Shick makes a cameo at one point -- in bells no less -- perhaps as a matriarchal ghost. But even her own display of her movement sheds no light. The atmospheric elements allocate our minds more than the dance. The music hops about from Spanish guitar to a Judy Garland-esque voice, stopping off at ticking clocks, crickets, Chopin and "La Vie en Rose" along the way. The desolate, separate, yet perhaps safe wooden house created by Barbara Kilpatrick haunts the periphery at all times. Aside from the obvious indication of domesticity and family, though, I am left with a disconnect from the disconnect. I do not care much about the characters, the dancers, or the plight of the piece since such importance is far suppressed by the work's gestural privacy.

The conclusion of "Plum House" parallels its beginning.
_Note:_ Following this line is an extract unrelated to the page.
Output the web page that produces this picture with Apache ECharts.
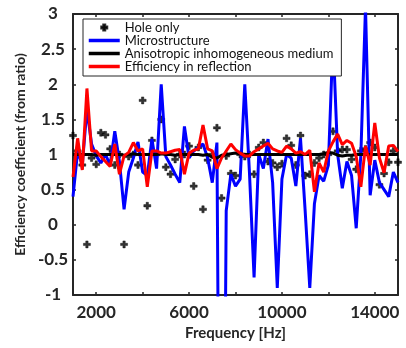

The flamenco music cues the women to march stage right again, repeating their quirky entrances. As the house bulb dims over Mapp and Shick dancing arm in arm beneath it, Tentindo disappears alone upstage right, Ploneis and Swan gather together downstage right and Madden spins center stage. Just then I see something curious and almost unbelievable: Madden smiles, the first I witness all evening, as her face becomes shadow.